Since Tuesday VCU has hosted a food drive on campus to support the Central Virginia Food Bank.
The annual drive has been held since 2009, and the goal this year is to collect enough food and financial donations to feed 35,000 people. On Tuesday alone, the event saw a more than 25 percent increase in donations over last year’s drive.
“We’re still not out of the recession, and there is still a great need,” said Diane Reynolds, business services director and organizer of the first VCU food drive in 2009. “We’ve decided that this will be our annual VCU fundraising event and try to get the entire university engaged.”
“We’ve received a lot of help from VCU students,” Reynolds said.
Individual students, as well as student groups, have volunteered time to support the food drive by putting together donation bags, hanging posts and doing other jobs behind the scenes.
“It’s a way for us to give back to the community,” she added.
Part of the goal of the VCU food drive was to bring together various small food drives going on around campus and in the surrounding communities.
“There are a ton of small food drives around VCU, so we tried to think of a way to bring them all together,” said Rebecca Jones, business services marketing and public relations manager. “When you have a larger event, you get more people involved.”

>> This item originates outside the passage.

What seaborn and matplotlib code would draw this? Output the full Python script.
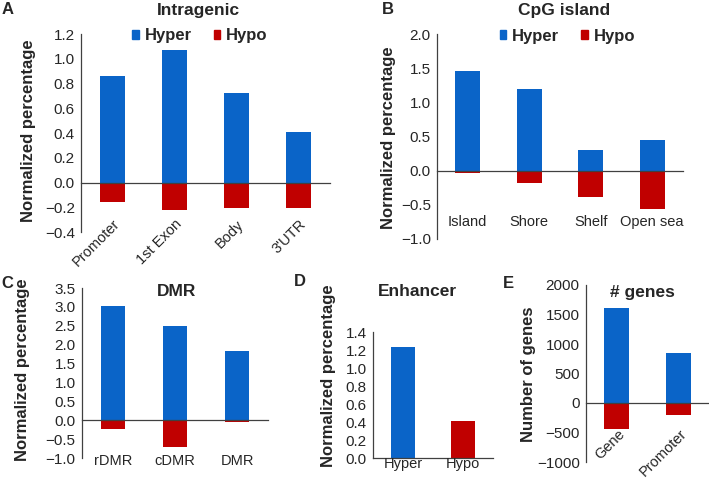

Though food drives are held often in November and December around the holiday season, need for food often spikes during the spring.
“(The CVFB) really gets slammed for demand around April and May because they start preparing for the children who are in need of food in the Richmond area during the summer,” Reynolds said. During the school year children often eat at school, but not during the summer.
The CVFB has experienced a sharp rise in the need for their services particularly during the last two years.
“In the past two or three years we’ve seen the largest spike we’ve ever experienced in terms of need,” said Kristin VanStory, director of communications for the CVFB. “You hear that the economy is improving (but that) does not mean we’re seeing a decrease in requests for help.”
Rising costs of living and cuts in government aid have made it difficult for many families to put food on the table, according to VanStory.
The increase in need, however, has been met by an even greater response.
“Even though we’ve seen those (need) numbers rising, we’re also seeing our numbers rising in terms of donations and food coming in,” VanStory said.
The CVFB distributes 70,000 pounds of food per day and last year distributed 15.5 million pounds of food in total.
“We will beat that by far this year,” she said.
One pound of food roughly equates to 1.3 meals, according to VanStory. This means that the approximately 5,600 pounds of food collected on Tuesday at VCU is enough to provide more than 7,000 meals.
VCU has targeted both students and the general public by designating drop-off centers in easy-access locations such as parking decks and at the corner of Broad and Harrison streets.
Donations to the VCU Food Drive may also be made online at https://www.cvfb.org/DonorForm/tabid/97/Default.aspx by crediting the gift to the VCU Food Drive.
Drop-off locations are on the Monroe Park Campus at the West Broad, Cary Street, West Main and Jefferson Street parking decks, Commons Convenience (in the University Student Commons), Harris Hall Convenience Store, Cary Street Market & Deli, Shafer Court Dining Center and the Cary Street Gym. On the MCV campus, drop-off locations are, N, A, I and D parking decks, Eighth Street Parking Deck, Main Hospital and the Larrick Student Center.